Eduardo Montagut
A pesar de que la Ilustración fue una firme defensora de los beneficios individuales y sociales de la educación y que algunos de sus postulados fueron recogidos por los liberales, luego por otros ámbitos ideológicos en las distintas facetas del movimiento obrero y llegan hasta nuestro tiempo, no podemos olvidar que dicha corriente de pensamiento no pretendió nunca una educación igualitaria para todos los grupos sociales y profesionales. Así lo entendió perfectamente el despotismo ilustrado y su programa educativo.
La enseñanza tenía que ser diferente para cada grupo social (estamento) por las distintas misiones o fines que debían cumplir en la sociedad, en la economía y dentro del Estado. Después de una base de enseñanza general, no podía ser, siempre desde sus presupuestos, semejante la educación o formación de un aristócrata que tendría que formar parte de nueva élite, no basada, eso sí, en simples derechos de sangre como hasta el momento, sino en la adecuada preparación para la dirección de los asuntos públicos y militares, que la de un artesano o un labrador, que debían ser preparados para las tareas productivas con una formación específica y de calidad. Los ilustrados fueron muy críticos con la educación que recibían las élites porque, como hemos apuntado, buscaban la creación de una élite basada más en la meritocracia que en los derechos de sangre. Pero eso nunca presuponía una educación igualitaria o que fuera idéntica a la que debía recibir un artesano, por ejemplo.
Esta diferenciación era aplicable al caso de las mujeres, desatendidas secularmente en materia educativa o con grandes limitaciones como se comprueba con el análisis de los escritores moralistas del Renacimiento y del Barroco1. Ahora podían ser útiles no sólo como madres y esposas ejemplares sino como trabajadoras en determinados sectores manufactureros2, eso sí, sin olvidar tampoco el distinto origen social femenino, ya que las aristócratas y burguesas debían colaborar en la creación de esa nueva élite al servicio del Estado, asumiendo tareas de cierta responsabilidad en el área de la beneficencia, sector en el que el despotismo ilustrado deseaba intervenir frente al secular monopolio eclesiástico, mientras que las mujeres más humildes podían ser instruidas en el trabajo textil que se consideraba acorde con lo que en aquella época y durante mucho tiempo se asimilaba a la condición femenina. Buena prueba de este cambio en el nivel social superior fue la creación de la Junta de Señoras de Honor y Mérito en la Real Sociedad Económica Matritense, después de un intenso debate sobre el papel de las mujeres. Esta Junta tuvo importantes responsabilidades en tareas del fomento del trabajo femenino y de la atención de los expósitos, con notable éxito de gestión de la Inclusa madrileña. Este experimento, genuinamente ilustrado, se continuó hasta bien avanzada la época liberal.

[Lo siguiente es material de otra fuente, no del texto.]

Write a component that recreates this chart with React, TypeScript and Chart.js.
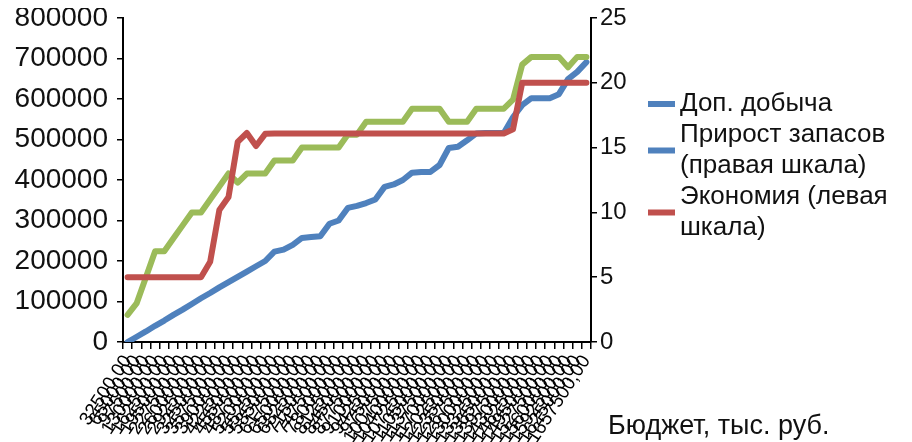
import React, { useEffect, useRef } from "react";
import { Chart, registerables } from "chart.js";

Chart.register(...registerables);

// Budget, thousand roubles (x categories)
const budgetLabels: string[] = [
  "32500,00", "65000,00", "97500,00", "130000,00", "162500,00", "195000,00", "227500,00",
  "260000,00", "292500,00", "325000,00", "357500,00", "390000,00", "422500,00", "455000,00",
  "487500,00", "520000,00", "552500,00", "585000,00", "617500,00", "650000,00", "682500,00",
  "715000,00", "747500,00", "780000,00", "812500,00", "845000,00", "877500,00", "910000,00",
  "942500,00", "975000,00", "1007500,00", "1040000,00", "1072500,00", "1105000,00", "1137500,00",
  "1170000,00", "1202500,00", "1235000,00", "1267500,00", "1300000,00", "1332500,00", "1365000,00",
  "1397500,00", "1430000,00", "1462500,00", "1495000,00", "1527500,00", "1560000,00", "1592500,00",
  "1625000,00", "1657500,00",
];

// Доп. добыча (left scale)
const dopDobycha: number[] = [
  0, 13000, 26000, 40000, 53000, 67000, 80000, 94000, 108000, 121000,
  135000, 148000, 161000, 174000, 187000, 200000, 223000, 228000, 240000, 257000,
  259000, 261000, 292000, 300000, 331000, 336000, 343000, 352000, 383000, 389000,
  400000, 418000, 420000, 420000, 437000, 479000, 482000, 498000, 515000, 516000,
  516000, 516000, 555000, 585000, 602000, 602000, 602000, 612000, 649000, 667000,
  691000,
];

// Прирост запасов (right scale)
const prirostZapasov: number[] = [
  2.1, 3.0, 5.0, 7.0, 7.0, 8.0, 9.0, 10.0, 10.0, 11.0,
  12.0, 13.0, 12.3, 13.0, 13.0, 13.0, 14.0, 14.0, 14.0, 15.0,
  15.0, 15.0, 15.0, 15.0, 16.0, 16.0, 17.0, 17.0, 17.0, 17.0,
  17.0, 18.0, 18.0, 18.0, 18.0, 17.0, 17.0, 17.0, 18.0, 18.0,
  18.0, 18.0, 18.7, 21.4, 22.0, 22.0, 22.0, 22.0, 21.2, 22.0,
  22.0,
];

// Экономия (left scale)
const ekonomiya: number[] = [
  160000, 160000, 160000, 160000, 160000, 160000, 160000, 160000, 160000, 198000,
  326000, 358000, 494000, 516000, 484000, 514000, 515000, 515000, 515000, 515000,
  515000, 515000, 515000, 515000, 515000, 515000, 515000, 515000, 515000, 515000,
  515000, 515000, 515000, 515000, 515000, 515000, 515000, 515000, 515000, 515000,
  515000, 515000, 525000, 640000, 640000, 640000, 640000, 640000, 640000, 640000,
  640000,
];

const seriesNames = ["Доп. добыча", "Прирост запасов (правая шкала)", "Экономия (левая шкала)"];
const seriesColors = ["#4F81BD", "#9BBB59", "#C0504D"];
const legendLines: string[][] = [["Доп. добыча"], ["Прирост запасов", "(правая шкала)"], ["Экономия (левая", "шкала)"]];
const legendColors = ["#4F81BD", "#4F81BD", "#C0504D"];
const xAxisTitle = "Бюджет, тыс. руб.";

const FONT = "'Liberation Sans', Arial, sans-serif";

const noVerticalPadding = (s: any) => {
  s.paddingTop = 0;
  s.paddingBottom = 0;
};

export default function App() {
  const ref = useRef<HTMLCanvasElement>(null);

  useEffect(() => {
    const canvas = ref.current;
    if (!canvas) return;

    const overlay = {
      id: "overlay",
      afterDraw(chart: any) {
        const ctx = chart.ctx as CanvasRenderingContext2D;
        const area = chart.chartArea;
        ctx.save();
        ctx.font = `26px ${FONT}`;
        ctx.fillStyle = "#111";
        ctx.textBaseline = "middle";
        ctx.textAlign = "left";
        const lineH = 31;
        let y = area.top + 86;
        const markX = area.right + 57;
        const textX = area.right + 89;
        legendLines.forEach((lines, i) => {
          const mid = y + ((lines.length - 1) * lineH) / 2;
          ctx.strokeStyle = legendColors[i];
          ctx.lineWidth = 6;
          ctx.lineCap = "butt";
          ctx.beginPath();
          ctx.moveTo(markX, mid);
          ctx.lineTo(markX + 27, mid);
          ctx.stroke();
          lines.forEach((t, j) => ctx.fillText(t, textX, y + j * lineH));
          y += lines.length * lineH;
        });
        ctx.font = `27px ${FONT}`;
        ctx.fillText(xAxisTitle, area.right + 17, area.bottom + 85);
        ctx.restore();
      },
    };

    const chart = new Chart(canvas, {
      type: "line",
      data: {
        labels: budgetLabels,
        datasets: [
          { label: seriesNames[0], data: dopDobycha, yAxisID: "yLeft", borderColor: seriesColors[0], backgroundColor: seriesColors[0], order: 2 },
          { label: seriesNames[1], data: prirostZapasov, yAxisID: "yRight", borderColor: seriesColors[1], backgroundColor: seriesColors[1], order: 1 },
          { label: seriesNames[2], data: ekonomiya, yAxisID: "yLeft", borderColor: seriesColors[2], backgroundColor: seriesColors[2], order: 0 },
        ],
      },
      options: {
        responsive: false,
        animation: false,
        devicePixelRatio: 1,
        layout: { padding: { top: 10, right: 253, left: 0, bottom: 0 } },
        plugins: { legend: { display: false }, tooltip: { enabled: false } },
        elements: {
          line: { borderWidth: 6, tension: 0, borderJoinStyle: "round", borderCapStyle: "round" },
          point: { radius: 0, hoverRadius: 0 },
        },
        scales: {
          x: {
            type: "category",
            offset: true,
            grid: { offset: true, drawOnChartArea: false, color: "#000", lineWidth: 1.5, tickLength: 7 },
            border: { color: "#000", width: 2 },
            ticks: {
              autoSkip: false,
              minRotation: 57,
              maxRotation: 57,
              padding: 2,
              color: "#000",
              font: { family: FONT, size: 19 },
            },
            afterFit: (s: any) => {
              s.height = 100;
              s.paddingLeft = 0;
              s.paddingRight = 0;
            },
          },
          yLeft: {
            position: "left",
            min: 0,
            max: 800000,
            ticks: {
              stepSize: 100000,
              padding: 9,
              color: "#111",
              font: { family: FONT, size: 28 },
              callback: (v: any) => String(v),
            },
            grid: { drawOnChartArea: false, color: "#000", lineWidth: 1.5, tickLength: 6 },
            border: { color: "#000", width: 2 },
            afterFit: (s: any) => {
              s.width = 115;
              noVerticalPadding(s);
            },
          },
          yRight: {
            position: "right",
            min: 0,
            max: 25,
            ticks: {
              stepSize: 5,
              padding: 3,
              color: "#111",
              font: { family: FONT, size: 24 },
              callback: (v: any) => String(v),
            },
            grid: { drawOnChartArea: false, color: "#000", lineWidth: 1.5, tickLength: 6 },
            border: { color: "#000", width: 2 },
            afterFit: (s: any) => {
              s.width = 60;
              noVerticalPadding(s);
            },
          },
        },
      } as any,
      plugins: [overlay],
    });

    return () => chart.destroy();
  }, []);

  return <canvas ref={ref} width={896} height={434} style={{ display: "block" }} />;
}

En conclusión, la defensa de una enseñanza como instrumento de igualdad social o sexual tendría que esperar a bien entrado el siglo XIX y hasta el XX en algunos casos, y especialmente asociado aquellas doctrinas o pedagogías más democráticas.
Sobre esta cuestión es imprescindible la lectura del libro de VIGIL, Mª,La vida de las mujeres en los siglos XVI y XVII, Madrid, 1986, y muy especialmente el apartado sobre la educación, páginas, 39-61. 2Estamos de acuerdo con la afirmación de Mariló Vigil cuando afirma que, en el paso a una situación mejor de la mujer en el siglo XVIII, frente a los siglos anteriores, no se debería sólo a las intenciones de una minoría social o al progreso histórico, sino también a la propia lucha de las mujeres, ya que las mejores, como demostrarían tantos ejemplos históricos, se ganan o conquistan, no se regalan. Vid., VIGIL, Mª, op.cit., pág. 1.